I got a civil demand letter from Michael Ira Asen saying i have to pay $895 within 30 days. In which they are accusing me of shoplifting.
Here's what happened: I did 4 price changes at the merchandise store i worked at. I do not know how, but according to LP they have on tape when i typed in the wrong price amount on the computer. After i confessed, they made me write a statement letter that i signed, and a promissory note. Now looking back i should have not done that, i felt pressured and was not thinking clearly. They made me feel extremely guilty for what i have done. They were also recording everything. Now, the differences between what the items actually cost and what i charged the costumers was not even near $400.
So my question is, should i pay the full amount, or what should i do

Attorney Answers 2


  1. I deal with Mr. Asen often. I advise my clients not to pay this civil demand because I have never seen a store sue to collect as it is not worth their time and money. I write letters to the store or their attorneys for my clients directing the store or its lawyers not to communicate with my client and to only deal with me. This stops the store or its lawyers from contacting my clients any further.

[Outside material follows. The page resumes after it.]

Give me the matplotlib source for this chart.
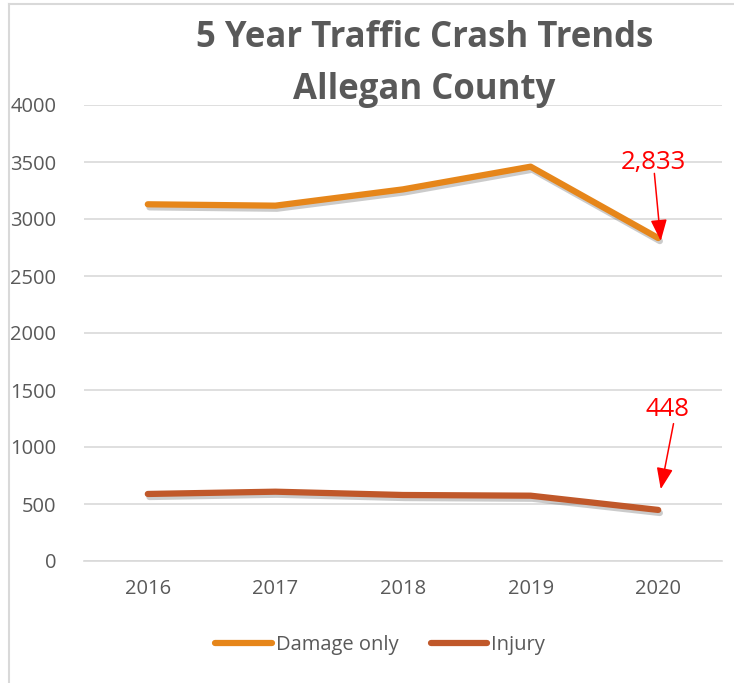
import matplotlib
matplotlib.use("Agg")
import matplotlib.pyplot as plt
import matplotlib.patheffects as pe
from matplotlib.lines import Line2D

years = ["2016", "2017", "2018", "2019", "2020"]
damage_only = [3129, 3117, 3260, 3459, 2833]
injury = [588, 608, 579, 573, 448]
yticks = [0, 500, 1000, 1500, 2000, 2500, 3000, 3500, 4000]

plt.rcParams['font.family'] = ['Open Sans', 'DejaVu Sans']
gray = "#595959"
c_dmg = "#E6861A"
c_inj = "#C0582A"

fig = plt.figure(figsize=(7.34, 6.83), dpi=100)
fig.patch.set_facecolor("white")
ax = fig.add_axes([84/734, 1-561/683, 638/734, 456/683])

x = list(range(len(years)))
shadow = [pe.SimpleLineShadow(offset=(1.2, -2.2), shadow_color="#555555", alpha=0.3), pe.Normal()]
ax.plot(x, damage_only, color=c_dmg, lw=4.5, solid_capstyle="round", solid_joinstyle="round",
        path_effects=shadow, label="Damage only", zorder=3)
ax.plot(x, injury, color=c_inj, lw=4.5, solid_capstyle="round", solid_joinstyle="round",
        path_effects=shadow, label="Injury", zorder=3)

ax.set_xlim(-0.5, 4.5)
ax.set_ylim(0, 4000)
ax.set_yticks(yticks)
ax.set_yticklabels([str(v) for v in yticks])
ax.set_xticks(x)
ax.set_xticklabels(years)
ax.tick_params(axis="both", length=0, labelsize=14.5, colors=gray)
ax.tick_params(axis="y", pad=20)
ax.tick_params(axis="x", pad=13)
ax.grid(axis="y", color="#D9D9D9", lw=1.2)
ax.set_axisbelow(True)
for s in ["left", "right", "top"]:
    ax.spines[s].set_visible(False)
ax.spines["bottom"].set_color("#D9D9D9")
ax.spines["bottom"].set_linewidth(1.2)

# annotations
arrow = dict(arrowstyle="-|>,head_length=0.65,head_width=0.25", color="red", lw=1.1,
             shrinkA=0, shrinkB=0, mutation_scale=20)
ax.text(3.96, 3500, "2,833", color="red", fontsize=18.5, ha="center", va="center")
ax.annotate("", xy=(4.02, damage_only[4] - 25), xytext=(3.97, 3400), arrowprops=arrow)
ax.text(4.07, 1325, "448", color="red", fontsize=18.5, ha="center", va="center")
ax.annotate("", xy=(4.02, 630), xytext=(4.12, 1205), arrowprops=arrow)

# title
fig.text(0.578, 1-38/683, "5 Year Traffic Crash Trends", ha="center", va="center",
         fontsize=25, fontweight="bold", color=gray)
fig.text(0.578, 1-90/683, "Allegan County", ha="center", va="center",
         fontsize=25, fontweight="bold", color=gray)

# legend
handles = [Line2D([], [], color=c_dmg, lw=4.5, solid_capstyle="round"),
           Line2D([], [], color=c_inj, lw=4.5, solid_capstyle="round")]
fig.legend(handles, ["Damage only", "Injury"], loc="center", bbox_to_anchor=(0.518, 1-645/683),
           ncol=2, frameon=False, fontsize=14.5, labelcolor=gray, handlelength=2.8,
           handletextpad=0.2, columnspacing=1.6)

# chart border (left and top)
fig.add_artist(Line2D([9/734, 9/734], [0, 1-4/683], color="#D9D9D9", lw=1.5, transform=fig.transFigure))
fig.add_artist(Line2D([9/734, 1], [1-4/683, 1-4/683], color="#D9D9D9", lw=1.5, transform=fig.transFigure))

fig.savefig("out.png", dpi=100, facecolor="white")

    I am a former federal and State prosecutor and have been doing criminal defense work for over 17 years. I was named to the Super Lawyers list as one of the top attorneys in New York for 2012 and 2013. No more than 5 percent of the lawyers in the state are selected by Super Lawyers. Martindale-Hubbell has given me its highest rating - AV Preeminent - in the areas of Criminal Law, Personal Injury, and Litigation. According to Martindale-Hubbell”AV Preeminent is a significant rating accomplishment - a testament to the fact that a lawyer's peers rank him or her at the highest level of professional excellence." Fewer than 8% of attorneys achieve an AV Preeminent rating. I also have the highest ranking – “superb” – on Avvo. The above answer, and any follow up comments or emails is for informational purposes only and not meant as legal advice.


  2. DO NOT PAY THE DEMAND. The only option the store has against you, if you don't pay the demand, is to bring an action for the amount provided by law. However, since the law does not provide for attorneys fees that action is not financially feasible for the retailer and I have NEVER seen one brought.
    Your attorney may be willing to send Attorney Asen a letter telling him not to communicate with you anymore concerning this matter (I do that for my clients). The letter usually ends all collection attempts.